■ **WHAT YOU WILL DO**
Retype only what runs from the first line of the listing to the line holding "import plotly.graph_objects as go", both included. Do not retype the pictures.

■ **DATASET EXCERPT**
....................
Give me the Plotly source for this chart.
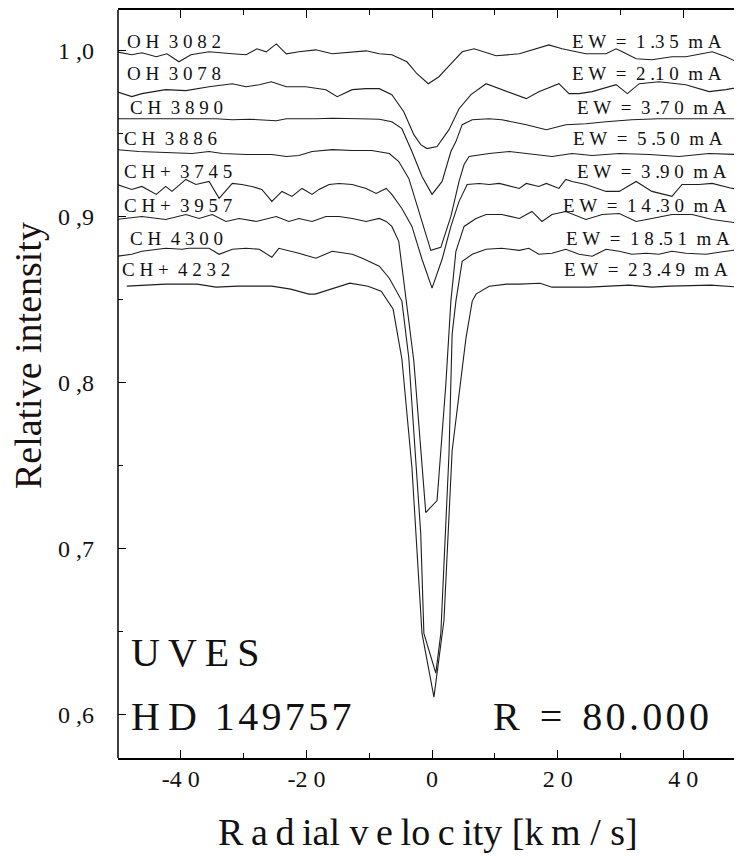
import plotly.graph_objects as go

# ---------------- data ----------------
v_oh3082 = [-50.2,-47.8,-46.2,-43.9,-42.2,-40.3,-38.4,-35.5,-31.8,-29.6,-27.9,-26.4,-24.8,-23.2,-21.2,-18.5,-15.9,-12.7,-10.5,-8.4,-6.4,-4.0,-2.4,-0.6,1.1,3.0,4.8,6.7,9.1,10.2,13.9,18.6,20.7,24.5,27.7,29.3,30.3,32.5,35.0,38.2,40.4,44.6,46.8,49.2]
i_oh3082 = [0.9994,0.9976,0.9988,0.9964,0.9982,0.9934,0.9976,0.9994,0.9982,0.9976,1.0012,0.9994,1.0042,0.9982,0.9994,1.0006,0.9982,0.9994,1.0000,0.9982,0.9976,0.9934,0.9862,0.9802,0.9844,0.9922,0.9994,1.0012,0.9982,0.9970,0.9982,1.0036,1.0012,0.9982,0.9982,1.0012,0.9994,0.9952,0.9946,0.9964,0.9964,0.9994,0.9964,0.9922]

v_oh3078 = [-50.2,-47.8,-46.2,-42.4,-39.2,-35.5,-31.8,-29.6,-27.5,-25.6,-23.2,-20.1,-16.9,-15.1,-12.7,-10.5,-8.4,-6.4,-4.5,-2.9,-1.8,-0.8,0.8,2.7,4.3,6.2,8.6,11.1,15.0,17.0,20.2,21.8,23.4,25.5,29.3,31.1,33.0,36.1,40.4,44.1,46.8,49.2]
i_oh3078 = [0.9754,0.9724,0.9742,0.9766,0.9760,0.9784,0.9802,0.9784,0.9796,0.9814,0.9784,0.9784,0.9766,0.9724,0.9766,0.9772,0.9772,0.9736,0.9633,0.9495,0.9435,0.9411,0.9423,0.9525,0.9651,0.9736,0.9802,0.9766,0.9712,0.9754,0.9802,0.9742,0.9742,0.9754,0.9796,0.9742,0.9802,0.9814,0.9796,0.9754,0.9766,0.9784]

v_ch3890 = [-50.2,-45.1,-39.8,-34.4,-31.8,-29.1,-24.8,-23.2,-18.5,-15.9,-11.6,-8.4,-6.4,-4.8,-3.2,-1.6,0.0,1.6,3.0,3.8,4.8,6.4,9.1,11.1,15.0,18.2,21.3,24.5,27.7,31.8,36.1,40.4,44.6,49.2]
i_ch3890 = [0.9591,0.9591,0.9588,0.9591,0.9585,0.9588,0.9579,0.9591,0.9591,0.9594,0.9591,0.9588,0.9573,0.9531,0.9393,0.9243,0.9135,0.9213,0.9393,0.9453,0.9555,0.9585,0.9591,0.9585,0.9555,0.9525,0.9555,0.9561,0.9573,0.9585,0.9591,0.9591,0.9591,0.9591]

v_ch3886 = [-50.2,-46.7,-42.4,-38.2,-35.5,-33.4,-29.6,-25.5,-23.2,-21.2,-19.1,-15.9,-12.7,-9.6,-6.8,-5.3,-3.7,-2.1,-0.2,1.4,3.0,4.3,5.1,5.9,9.1,12.3,15.4,19.1,22.3,25.5,29.8,34.6,39.3,44.1,49.2]
i_ch3886 = [0.9405,0.9393,0.9387,0.9381,0.9393,0.9381,0.9375,0.9375,0.9363,0.9369,0.9393,0.9405,0.9399,0.9399,0.9381,0.9333,0.9231,0.9032,0.8798,0.8816,0.9002,0.9213,0.9315,0.9363,0.9381,0.9393,0.9381,0.9363,0.9381,0.9369,0.9381,0.9375,0.9363,0.9381,0.9375]

v_chp3745 = [-50.2,-47.8,-46.2,-43.9,-42.4,-41.4,-39.2,-37.6,-35.5,-33.9,-31.8,-30.3,-28.7,-27.1,-25.5,-23.9,-22.3,-20.7,-19.1,-18.0,-16.4,-14.8,-12.7,-10.5,-8.9,-7.3,-6.4,-4.8,-3.2,-1.6,0.0,1.6,3.0,4.3,5.6,7.5,9.1,10.7,13.9,15.0,17.0,18.2,20.2,21.3,22.3,24.5,27.7,29.8,32.5,35.0,38.2,39.8,42.5,44.6,47.8,49.2]
i_chp3745 = [0.9195,0.9165,0.9183,0.9135,0.9183,0.9153,0.9225,0.9195,0.9213,0.9111,0.9201,0.9195,0.9183,0.9165,0.9093,0.9153,0.9123,0.9171,0.9135,0.9165,0.9195,0.9201,0.9195,0.9171,0.9141,0.9171,0.9135,0.9050,0.8942,0.8744,0.8570,0.8744,0.8942,0.9093,0.9195,0.9201,0.9195,0.9201,0.9171,0.9201,0.9183,0.9201,0.9171,0.9225,0.9213,0.9195,0.9153,0.9153,0.9213,0.9153,0.9123,0.9195,0.9195,0.9201,0.9171,0.9165]

v_chp3957 = [-50.2,-46.2,-42.4,-39.2,-37.1,-35.0,-32.8,-30.7,-28.0,-24.8,-22.8,-21.2,-19.1,-16.9,-14.8,-12.7,-10.5,-8.4,-7.3,-6.4,-5.3,-4.1,-2.9,-1.0,0.8,2.2,3.0,3.8,5.1,7.0,8.6,11.1,13.9,15.9,17.5,19.1,21.3,24.5,27.1,29.8,32.5,35.0,38.2,41.4,44.6,49.2]
i_chp3957 = [0.8984,0.9002,0.8984,0.9014,0.8990,0.9014,0.8972,0.8990,0.8972,0.9002,0.8972,0.8990,0.8972,0.9002,0.9002,0.8990,0.8972,0.8990,0.8972,0.8942,0.8852,0.8492,0.8131,0.7218,0.7290,0.7993,0.8492,0.8792,0.8942,0.8990,0.9014,0.9014,0.8990,0.9032,0.8972,0.9014,0.9032,0.8984,0.9014,0.9020,0.8972,0.8990,0.9014,0.9014,0.8984,0.8960]

v_ch4300 = [-50.2,-47.8,-46.2,-42.4,-39.8,-38.7,-35.5,-33.9,-31.8,-29.6,-27.5,-25.5,-24.4,-21.2,-18.5,-15.9,-12.7,-11.1,-8.4,-6.8,-4.8,-3.7,-1.8,-1.3,0.6,1.4,2.7,3.2,3.8,4.8,6.4,8.6,11.1,13.9,15.4,17.0,19.1,21.3,23.4,25.5,27.7,29.8,31.8,34.1,36.1,38.2,40.4,43.6,46.8,49.2]
i_ch4300 = [0.8762,0.8774,0.8792,0.8810,0.8804,0.8810,0.8810,0.8774,0.8804,0.8810,0.8804,0.8756,0.8810,0.8780,0.8750,0.8792,0.8774,0.8750,0.8702,0.8630,0.8492,0.8149,0.7091,0.6490,0.6250,0.6490,0.7572,0.8293,0.8492,0.8732,0.8774,0.8804,0.8810,0.8798,0.8810,0.8774,0.8780,0.8804,0.8774,0.8762,0.8804,0.8792,0.8774,0.8780,0.8774,0.8792,0.8780,0.8774,0.8792,0.8804]

v_chp4232 = [-48.6,-42.4,-37.4,-34.4,-30.9,-25.5,-22.5,-19.6,-18.6,-13.1,-10.2,-8.1,-6.2,-4.8,-3.2,-1.6,-1.3,0.3,1.9,3.2,5.4,6.4,7.0,9.1,11.9,13.9,17.2,19.1,25.0,27.7,31.4,35.0,37.9,44.4,49.2]
i_chp4232 = [0.8582,0.8594,0.8594,0.8576,0.8582,0.8582,0.8564,0.8534,0.8534,0.8600,0.8582,0.8552,0.8444,0.8143,0.7488,0.6490,0.6430,0.6106,0.6569,0.7590,0.8269,0.8492,0.8534,0.8582,0.8594,0.8594,0.8600,0.8576,0.8576,0.8582,0.8588,0.8576,0.8582,0.8588,0.8576]

species_labels = ["O H  3 0 8 2", "O H  3 0 7 8", "C H  3 8 9 0", "C H  3 8 8 6",
                  "C H +  3 7 4 5", "C H +  3 9 5 7", "C H  4 3 0 0", "C H +  4 2 3 2"]
ew_labels = ["E W  =  1 .3 5  m A", "E W  =  2 .1 0  m A", "E W  =  3 .7 0  m A", "E W  =  5 .5 0  m A",
             "E W  =  3 .9 0  m A", "E W  =  1 4 .3 0  m A", "E W  =  1 8 .5 1  m A", "E W  =  2 3 .4 9  m A"]

x_tick_vals = [-40, -20, 0, 20, 40]
x_tick_text = ["-4 0", "-2 0", "0", "2 0", "4 0"]
x_minor_vals = [-30, -10, 10, 30]
y_tick_vals = [0.6, 0.7, 0.8, 0.9, 1.0]
y_tick_text = ["0 ,6", "0 ,7", "0 ,8", "0 ,9", "1 ,0"]
y_minor_vals = [0.65, 0.75, 0.85, 0.95]

series = [(v_oh3082, i_oh3082), (v_oh3078, i_oh3078), (v_ch3890, i_ch3890), (v_ch3886, i_ch3886),
          (v_chp3745, i_chp3745), (v_chp3957, i_chp3957), (v_ch4300, i_ch4300), (v_chp4232, i_chp4232)]

# ---------------- layout constants ----------------
OFF = 8                      # page body margin in the browser
W, H = 734, 848              # figure size (page 8..742, 8..856)
ML, MR, MT, MB = 110, 0, 0, 98
PW, PH = W - ML - MR, H - MT - MB
FONT = "Liberation Serif"
NB = "\u00a0"
TH = "\u2009"   # thin space
HS = "\u200a"   # hair space


def fx(px):
    """page pixel x -> paper fraction"""
    return (px - OFF - ML) / PW


def fy(py):
    """page pixel y -> paper fraction"""
    return (H - MB - (py - OFF)) / PH


def sp(s):
    return s.replace(" ", NB)


fig = go.Figure()
for xs, ys in series:
    fig.add_trace(go.Scatter(x=xs, y=ys, mode="lines", showlegend=False, hoverinfo="skip",
                             line=dict(color="#1e1e1e", width=1.1)))

ann = []
sp_left = [125, 125, 128, 122, 122, 122, 128, 120]
sp_cy = [40, 72, 106, 137, 170, 204, 237, 268]
ew_right = [724, 724, 729, 725, 729, 729, 732, 730]
for i in range(8):
    ann.append(dict(text=sp(species_labels[i]), x=fx(sp_left[i]), y=fy(sp_cy[i]), xref="paper", yref="paper",
                    xanchor="left", yanchor="middle", showarrow=False,
                    font=dict(family=FONT, size=19, color="#111")))
    ann.append(dict(text=sp(ew_labels[i]), x=fx(ew_right[i]), y=fy(sp_cy[i]), xref="paper", yref="paper",
                    xanchor="right", yanchor="middle", showarrow=False,
                    font=dict(family=FONT, size=19, color="#111")))

uves = "U" + TH + "V" + TH + "E" + TH + "S"
hd = "H" + TH + "D" + NB + TH + HS.join("149757")
rr = "R" + NB + NB + "=" + NB + NB + HS.join("80.000")
xtitle = ("R" + TH + "a" + TH + "d" + TH + "ial" + NB + "v" + TH + "e" + TH + "lo" + TH + "c" + TH + "ity"
          + NB + "[k" + TH + "m" + NB + "/" + NB + "s]")

ann.append(dict(text=uves, x=fx(129), y=fy(652), xref="paper", yref="paper",
                xanchor="left", yanchor="middle", showarrow=False, font=dict(family=FONT, size=40, color="#111")))
ann.append(dict(text=hd, x=fx(129), y=fy(716), xref="paper", yref="paper",
                xanchor="left", yanchor="middle", showarrow=False, font=dict(family=FONT, size=40, color="#111")))
ann.append(dict(text=rr, x=fx(711), y=fy(716), xref="paper", yref="paper",
                xanchor="right", yanchor="middle", showarrow=False, font=dict(family=FONT, size=40, color="#111")))
ann.append(dict(text=xtitle, x=fx(428), y=fy(832), xref="paper", yref="paper",
                xanchor="center", yanchor="middle", showarrow=False, font=dict(family=FONT, size=38, color="#111")))
ann.append(dict(text="Relative intensity", x=fx(28), y=fy(355), xref="paper", yref="paper", textangle=-90,
                xanchor="center", yanchor="middle", showarrow=False, font=dict(family=FONT, size=38, color="#1a1010")))

fig.update_layout(
    width=W, height=H, margin=dict(l=ML, r=MR, t=MT, b=MB, pad=0),
    paper_bgcolor="white", plot_bgcolor="white",
    annotations=ann,
    shapes=[dict(type="line", xref="paper", yref="paper", x0=0, x1=0, y0=0, y1=1,
                 line=dict(color="black", width=1.5))],
    xaxis=dict(range=[-50, 49.35], showgrid=False, zeroline=False, showline=True, linecolor="black",
               linewidth=1.5, mirror="ticks", ticks="inside", ticklen=8, tickwidth=1.2, tickcolor="black",
               tickmode="array", tickvals=x_tick_vals, ticktext=[sp(t) for t in x_tick_text],
               tickfont=dict(family=FONT, size=24, color="#111"), ticklabelstandoff=-2,
               minor=dict(tickmode="array", tickvals=x_minor_vals, ticks="inside", ticklen=5,
                          tickwidth=1.2, tickcolor="black")),
    yaxis=dict(range=[0.5739, 1.0246], showgrid=False, zeroline=False, showline=False,
               mirror="ticks", ticks="inside", ticklen=8, tickwidth=1.2, tickcolor="black",
               tickmode="array", tickvals=y_tick_vals, ticktext=[sp(t) for t in y_tick_text],
               tickfont=dict(family=FONT, size=24, color="#111"), ticklabelstandoff=23,
               minor=dict(tickmode="array", tickvals=y_minor_vals, ticks="inside", ticklen=5,
                          tickwidth=1.2, tickcolor="black")),
)

fig.write_html("out.html")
....................
■ **CORRECT ANSWER**
Give me the Plotly source for this chart.
import plotly.graph_objects as go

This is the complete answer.